There is a tradition that the Spokane Indians shunned this now famed succession of wild cascades, for in the foaming maelstrom at the foot of the falls dwelt a malign goddess, her long hair streaming in the cataract, her shimmering figure half revealed in the enveloping mists of spray. While the waters danced about her she sang merrily and the sound of her singing was like the warbling of a thousand birds. With her outstretched arms she lured Indian fishermen and devoured them. Her flowing hair was a trammel that enmeshed her victims. None had ever returned. Shaman after shaman, under his totem pole, had unavailingly invoked his tomañowash incantations to destroy her power. Then Speelyai or Coyote, the great Indian god, transforming himself into a feather, floated over the falls and was speedily engulfed by the evil goddess. Assuming the form of a strong warrior he began his campaign. Around him were the wrecks of skin and bark canoes, the forms of unnumbered members of his tribes, and a bedraggled eagle which proved to be Whaiama, god of the upper air. With a stone axe Speelyai hewed his way through the monster's side and Whaiama bore the resurrected company to the high banks of the Spokane River. Now Speelyai pronounced a curse upon his groaning enemy. Her career as a destroyer was at an end. Henceforth she might entice some helpless wanderers from distant tribes, but the chosen ones she should destroy no more. And the god prophesied in conclusion that a better race would come some day, a strange people, whom she could not conquer, and who would bind and enslave her forever.
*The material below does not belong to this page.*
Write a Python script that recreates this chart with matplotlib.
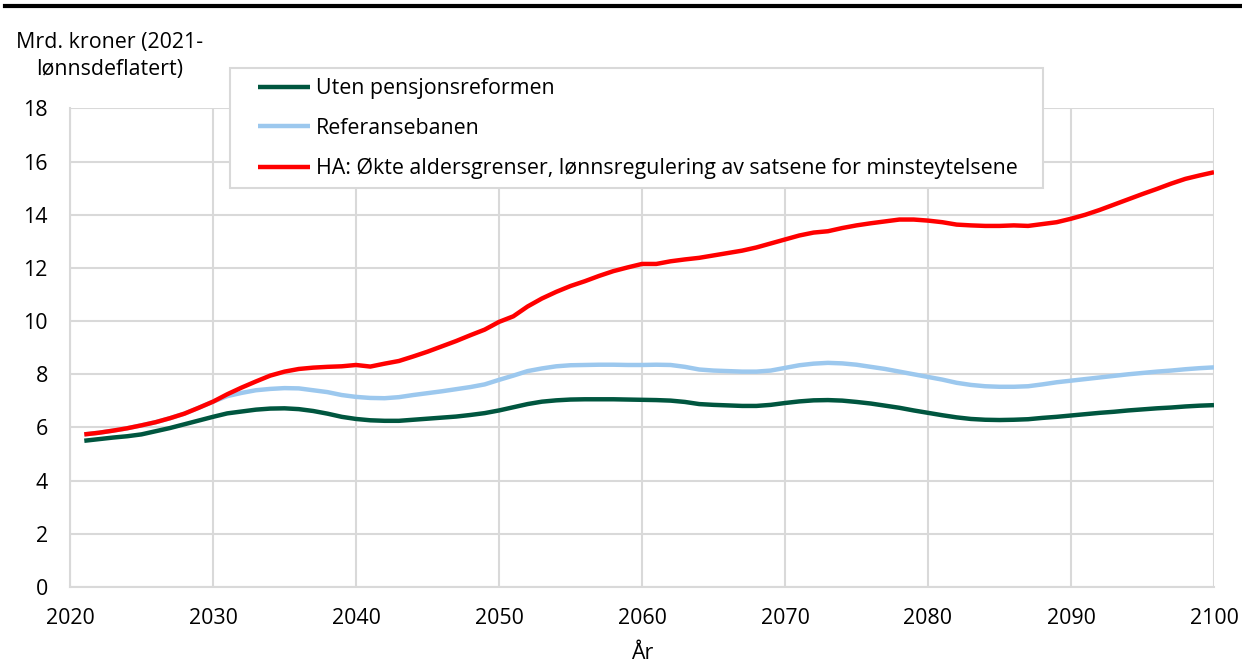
import matplotlib
matplotlib.use("Agg")
import matplotlib.pyplot as plt
from matplotlib.lines import Line2D
from matplotlib.patches import Rectangle

plt.rcParams['font.family'] = ['Open Sans', 'DejaVu Sans']

years = list(range(2021, 2101))

uten_reform = [
    5.50, 5.56, 5.62, 5.67, 5.74, 5.86, 5.98, 6.12, 6.26, 6.40,
    6.53, 6.60, 6.67, 6.71, 6.72, 6.69, 6.62, 6.52, 6.40, 6.32,
    6.27, 6.25, 6.25, 6.29, 6.33, 6.37, 6.41, 6.47, 6.54, 6.64,
    6.76, 6.88, 6.97, 7.02, 7.05, 7.06, 7.06, 7.06, 7.05, 7.04,
    7.03, 7.01, 6.96, 6.88, 6.85, 6.83, 6.81, 6.81, 6.85, 6.92,
    6.98, 7.02, 7.03, 7.01, 6.96, 6.90, 6.82, 6.74, 6.64, 6.55,
    6.46, 6.38, 6.32, 6.29, 6.28, 6.29, 6.31, 6.36, 6.40, 6.45,
    6.50, 6.55, 6.59, 6.64, 6.68, 6.72, 6.75, 6.79, 6.82, 6.84,
]

referansebanen = [
    5.74, 5.80, 5.88, 5.97, 6.08, 6.20, 6.35, 6.52, 6.74, 6.97,
    7.18, 7.30, 7.40, 7.45, 7.48, 7.47, 7.40, 7.33, 7.22, 7.15,
    7.11, 7.10, 7.14, 7.22, 7.29, 7.36, 7.44, 7.52, 7.62, 7.79,
    7.95, 8.12, 8.22, 8.30, 8.34, 8.35, 8.36, 8.36, 8.35, 8.35,
    8.36, 8.35, 8.28, 8.18, 8.14, 8.12, 8.10, 8.10, 8.14, 8.24,
    8.34, 8.40, 8.43, 8.41, 8.36, 8.28, 8.20, 8.10, 8.00, 7.90,
    7.80, 7.68, 7.60, 7.55, 7.53, 7.53, 7.55, 7.62, 7.70, 7.76,
    7.82, 7.88, 7.94, 8.00, 8.05, 8.10, 8.14, 8.19, 8.23, 8.26,
]

ha_alternativ = [
    5.74, 5.80, 5.88, 5.97, 6.08, 6.20, 6.35, 6.52, 6.74, 6.97,
    7.25, 7.50, 7.73, 7.95, 8.10, 8.20, 8.25, 8.28, 8.30, 8.35,
    8.29, 8.40, 8.50, 8.67, 8.85, 9.05, 9.25, 9.47, 9.68, 9.97,
    10.18, 10.55, 10.85, 11.10, 11.32, 11.50, 11.70, 11.88, 12.02, 12.15,
    12.15, 12.25, 12.32, 12.38, 12.47, 12.56, 12.65, 12.77, 12.92, 13.07,
    13.22, 13.33, 13.38, 13.50, 13.60, 13.68, 13.75, 13.82, 13.82, 13.78,
    13.72, 13.63, 13.60, 13.58, 13.58, 13.60, 13.58, 13.65, 13.72, 13.85,
    14.00, 14.18, 14.38, 14.58, 14.78, 14.97, 15.17, 15.35, 15.48, 15.60,
]

series_labels = [
    "Uten pensjonsreformen",
    "Referansebanen",
    "HA: Økte aldersgrenser, lønnsregulering av satsene for minsteytelsene",
]
series_colors = ["#00563F", "#9CC8EE", "#FF0000"]

x_ticks = [2020, 2030, 2040, 2050, 2060, 2070, 2080, 2090, 2100]
y_ticks = [0, 2, 4, 6, 8, 10, 12, 14, 16, 18]

grid_color = "#D9D9D9"
fs = 15.4
W, H = 1242, 662

fig = plt.figure(figsize=(W / 100, H / 100), dpi=100)
ax = fig.add_axes([70 / W, 75 / H, 1144 / W, 478.6 / H])

for values, label, color in zip([uten_reform, referansebanen, ha_alternativ],
                                series_labels, series_colors):
    ax.plot(years, values, color=color, lw=3.2, label=label,
            solid_capstyle="butt", zorder=3)

ax.set_xlim(2020, 2100)
ax.set_ylim(0, 18)
ax.set_xticks(x_ticks)
ax.set_yticks(y_ticks)
ax.grid(True, color=grid_color, lw=1.5, zorder=0)
ax.set_axisbelow(True)
for side in ["top", "right"]:
    ax.spines[side].set_visible(False)
for side in ["left", "bottom"]:
    ax.spines[side].set_color(grid_color)
    ax.spines[side].set_linewidth(1.5)
ax.tick_params(axis="both", length=0, labelsize=fs, colors="black")
ax.tick_params(axis="y", pad=16)
ax.tick_params(axis="x", pad=15)

ax.set_xlabel("År", fontsize=fs, labelpad=10)

fig.text(110 / W, 1 - 56 / H, "Mrd. kroner (2021-\nlønnsdeflatert)",
         ha="center", va="center", fontsize=fs, multialignment="center",
         linespacing=1.32)

# legend frame drawn as a separate box, entries placed inside it
frame = Rectangle((230 / W, 1 - 188 / H), (1043 - 230) / W, 120 / H,
                  transform=fig.transFigure, facecolor="white",
                  edgecolor=grid_color, lw=1.5, zorder=4)
fig.add_artist(frame)

leg = ax.legend(loc="upper left", bbox_to_anchor=(258 / W, 1 - 78 / H),
                bbox_transform=fig.transFigure, fontsize=fs, frameon=False,
                handlelength=2.42, handletextpad=0.28, labelspacing=0.88,
                borderpad=0, borderaxespad=0)
leg.set_zorder(5)
fig.add_artist(leg)

fig.add_artist(Line2D([5 / W, 1], [1 - 5.5 / H, 1 - 5.5 / H],
                      transform=fig.transFigure, color="black", lw=3))

fig.savefig("out.png", dpi=100, facecolor="white")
These falls, whose total volume equals the power of forty thousand horses, turn the wheels of factories the value of whose exports to China, Japan, and other lands is expressed in millions. The waterpower speeds electric street-cars over ninety miles of track, and conducts electricity through two hundred and fifty miles of arc mains. All the elevators and printing-presses of the city are operated by power from the falls, and to this all-supplying current are attached many sewing-machines, typewriters, phonographs, graphophones, churns, electric fans, music boxes, door-bells, burglar alarms, clocks, and hundreds of other contrivances calling for constant or occasional motive power. Spokane is credited with being the most modern and best-equipped city in the world, and this is due, first, to the falls whose power brings many utilities, considered luxuries in other communities, within reach of the lowliest consumer; and secondly, to the singular fact that the city is newer than the telephone, the electric light, and other latter-day inventions and discoveries. There were no ancient institutions and prejudices to supplant. To children reared in Spokane, other cities seem archaic, their streets sloven, and their homes grotesquely behind the times. A girl from Spokane visiting in New York is known to have written home about the bizarre appearance of "electric cars drawn by horses."

London gropes by night through dismal glimmerings of gas and it would require millions of reluctant pounds sterling to substitute more modern light. In the new city of Spokane it was the most natural procedure to install the latest conveniences of modern life. When the little settlement was but a cluster of ambitious cabins every abode had its telephone and its electric lights. The Spokane workman does not stumble up the steps of a dim tenement. Lumber is cheap and in variety, and even Spokane granite is within his means. He dwells in a good home. A click of a button at the door floods the dwelling with light. Sputtering wicks have no place in his economy. He can afford, too, to order his groceries by telephone or use the same medium to discuss politics with a friend in a distant part of the city. All members of polite society in Spokane have telephones. A lady planning an impromptu tea or lawn party gets out her calling list, reaches for the telephone, and issues her amiable summons. A great amount of local business is transacted over the wires in the city. The power of the falls likewise enables the telephones of Spokane to talk and trade with a thousand towns, the distant city of San Francisco coming within the Spokane circuit.

Thus, in the employment of waterpower to serve the city in manifold ways, the Indians say, has been fulfilled the prophecy of Speelyai that a race would come which should yoke the goddess of the cataract in perpetual servitude.